Soleimani has been a key player in a regime that has terrorized the world for nearly 40 years.

From the 1979 hostage crisis, when 52 Americans were held for 444 days, to the scores of other hostages taken by Iran-backed Hezbollah in Lebanon, including the 15-month torture of Stoneham native Lt. Col. William F. Buckley before his death in 1985, Iran has sponsored and executed bloody terrorism around the world for decades, often targeting Americans, both civilian and military.

The theocratic, authoritarian state is still bent on sowing chaos, and there was no man more intimately involved with that project than Gen. Qassem Soleimani.

No more. This particular nightmare is over.

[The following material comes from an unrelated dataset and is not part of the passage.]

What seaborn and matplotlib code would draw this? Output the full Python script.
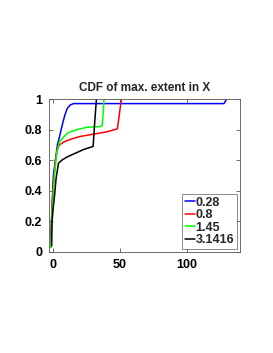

Texas Congressman Dan Crenshaw, a former Navy SEAL who fought in Iraq and lost an eye in an IED blast in Afghanistan, put it best, tweeting, when the news broke: “Tonight’s a good night. Soleimani, the world’s pre-eminent sponsor of terrorism, is now dead. He spent decades spreading death and destruction across the region, including engineering and providing IEDs to Shia militias in Iraq that were used to kill hundreds of Americans.”

The global consequences of these events have yet to play out, and we may or may not be at the precipice of something darker in our Middle East entanglements, but for today, we know that one man who killed and maimed hundreds of thousands has met his well-deserved end.